- [Data provided]:
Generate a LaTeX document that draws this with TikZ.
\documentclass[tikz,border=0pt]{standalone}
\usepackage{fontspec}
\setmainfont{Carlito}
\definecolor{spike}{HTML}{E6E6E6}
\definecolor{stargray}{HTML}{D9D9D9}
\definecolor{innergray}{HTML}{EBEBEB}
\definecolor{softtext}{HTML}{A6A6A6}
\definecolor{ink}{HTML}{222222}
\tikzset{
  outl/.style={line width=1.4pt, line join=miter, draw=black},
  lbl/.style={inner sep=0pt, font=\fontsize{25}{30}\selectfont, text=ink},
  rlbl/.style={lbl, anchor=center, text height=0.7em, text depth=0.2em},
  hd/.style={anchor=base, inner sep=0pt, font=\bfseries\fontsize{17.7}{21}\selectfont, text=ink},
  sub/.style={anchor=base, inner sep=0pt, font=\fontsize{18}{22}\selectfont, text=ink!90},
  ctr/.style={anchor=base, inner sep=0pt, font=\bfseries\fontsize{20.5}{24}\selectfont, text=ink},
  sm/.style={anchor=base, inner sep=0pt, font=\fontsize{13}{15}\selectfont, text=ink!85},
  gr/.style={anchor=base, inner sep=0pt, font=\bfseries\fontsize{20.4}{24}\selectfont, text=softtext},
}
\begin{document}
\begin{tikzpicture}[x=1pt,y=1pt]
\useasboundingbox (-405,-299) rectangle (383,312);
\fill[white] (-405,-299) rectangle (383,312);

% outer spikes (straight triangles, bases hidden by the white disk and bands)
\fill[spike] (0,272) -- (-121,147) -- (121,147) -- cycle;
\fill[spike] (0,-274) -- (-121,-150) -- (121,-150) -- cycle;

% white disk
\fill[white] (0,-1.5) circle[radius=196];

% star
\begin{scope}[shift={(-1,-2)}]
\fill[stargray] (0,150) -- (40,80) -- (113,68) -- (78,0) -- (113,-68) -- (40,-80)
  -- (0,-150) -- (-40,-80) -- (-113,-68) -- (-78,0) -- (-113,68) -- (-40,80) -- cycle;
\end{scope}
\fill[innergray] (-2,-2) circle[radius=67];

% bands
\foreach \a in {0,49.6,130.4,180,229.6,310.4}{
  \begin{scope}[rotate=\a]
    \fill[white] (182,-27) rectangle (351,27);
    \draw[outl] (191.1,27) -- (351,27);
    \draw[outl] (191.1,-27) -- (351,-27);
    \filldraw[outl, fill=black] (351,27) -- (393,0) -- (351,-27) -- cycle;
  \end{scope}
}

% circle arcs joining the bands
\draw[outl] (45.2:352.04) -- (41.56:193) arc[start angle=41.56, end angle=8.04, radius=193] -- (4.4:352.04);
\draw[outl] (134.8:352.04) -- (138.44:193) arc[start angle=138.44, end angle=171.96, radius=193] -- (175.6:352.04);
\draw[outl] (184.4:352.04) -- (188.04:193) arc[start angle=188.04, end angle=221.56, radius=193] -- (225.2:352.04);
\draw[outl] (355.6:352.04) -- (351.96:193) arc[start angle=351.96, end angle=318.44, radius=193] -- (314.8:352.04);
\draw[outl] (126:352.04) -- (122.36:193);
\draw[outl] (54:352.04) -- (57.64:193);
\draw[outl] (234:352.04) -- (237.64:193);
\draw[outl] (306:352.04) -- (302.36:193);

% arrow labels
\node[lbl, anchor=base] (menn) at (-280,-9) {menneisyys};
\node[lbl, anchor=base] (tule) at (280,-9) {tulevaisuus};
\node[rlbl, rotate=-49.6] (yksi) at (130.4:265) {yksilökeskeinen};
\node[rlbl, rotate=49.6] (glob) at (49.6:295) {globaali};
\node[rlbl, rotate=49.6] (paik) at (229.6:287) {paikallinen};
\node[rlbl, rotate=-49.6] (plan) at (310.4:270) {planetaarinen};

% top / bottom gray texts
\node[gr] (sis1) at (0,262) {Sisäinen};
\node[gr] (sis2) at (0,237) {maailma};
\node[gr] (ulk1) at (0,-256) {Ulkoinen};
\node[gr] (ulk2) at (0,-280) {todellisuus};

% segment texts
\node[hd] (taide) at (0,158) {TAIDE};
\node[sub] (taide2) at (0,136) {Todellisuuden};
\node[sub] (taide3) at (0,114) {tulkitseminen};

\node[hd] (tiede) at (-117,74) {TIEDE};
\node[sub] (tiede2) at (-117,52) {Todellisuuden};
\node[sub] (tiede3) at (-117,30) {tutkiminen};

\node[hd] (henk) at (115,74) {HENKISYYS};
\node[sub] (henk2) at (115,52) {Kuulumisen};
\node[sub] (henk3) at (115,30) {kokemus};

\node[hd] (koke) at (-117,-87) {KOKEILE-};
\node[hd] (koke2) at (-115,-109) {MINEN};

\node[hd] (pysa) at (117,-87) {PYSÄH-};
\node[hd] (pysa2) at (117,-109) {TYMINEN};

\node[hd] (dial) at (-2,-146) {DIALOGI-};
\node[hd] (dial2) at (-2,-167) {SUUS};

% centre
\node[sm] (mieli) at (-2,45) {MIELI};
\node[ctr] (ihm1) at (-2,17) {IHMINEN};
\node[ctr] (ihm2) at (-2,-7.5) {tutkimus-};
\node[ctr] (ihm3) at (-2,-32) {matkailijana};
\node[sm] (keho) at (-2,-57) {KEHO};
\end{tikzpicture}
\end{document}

- [Given instruction]: Quote verbatim the opening lines of the listing above, ending with the line where "(121,-150) -- cycle;" appears; include both endpoints and nothing more.

- [Exercise result]:
Generate a LaTeX document that draws this with TikZ.
\documentclass[tikz,border=0pt]{standalone}
\usepackage{fontspec}
\setmainfont{Carlito}
\definecolor{spike}{HTML}{E6E6E6}
\definecolor{stargray}{HTML}{D9D9D9}
\definecolor{innergray}{HTML}{EBEBEB}
\definecolor{softtext}{HTML}{A6A6A6}
\definecolor{ink}{HTML}{222222}
\tikzset{
  outl/.style={line width=1.4pt, line join=miter, draw=black},
  lbl/.style={inner sep=0pt, font=\fontsize{25}{30}\selectfont, text=ink},
  rlbl/.style={lbl, anchor=center, text height=0.7em, text depth=0.2em},
  hd/.style={anchor=base, inner sep=0pt, font=\bfseries\fontsize{17.7}{21}\selectfont, text=ink},
  sub/.style={anchor=base, inner sep=0pt, font=\fontsize{18}{22}\selectfont, text=ink!90},
  ctr/.style={anchor=base, inner sep=0pt, font=\bfseries\fontsize{20.5}{24}\selectfont, text=ink},
  sm/.style={anchor=base, inner sep=0pt, font=\fontsize{13}{15}\selectfont, text=ink!85},
  gr/.style={anchor=base, inner sep=0pt, font=\bfseries\fontsize{20.4}{24}\selectfont, text=softtext},
}
\begin{document}
\begin{tikzpicture}[x=1pt,y=1pt]
\useasboundingbox (-405,-299) rectangle (383,312);
\fill[white] (-405,-299) rectangle (383,312);

% outer spikes (straight triangles, bases hidden by the white disk and bands)
\fill[spike] (0,272) -- (-121,147) -- (121,147) -- cycle;
\fill[spike] (0,-274) -- (-121,-150) -- (121,-150) -- cycle;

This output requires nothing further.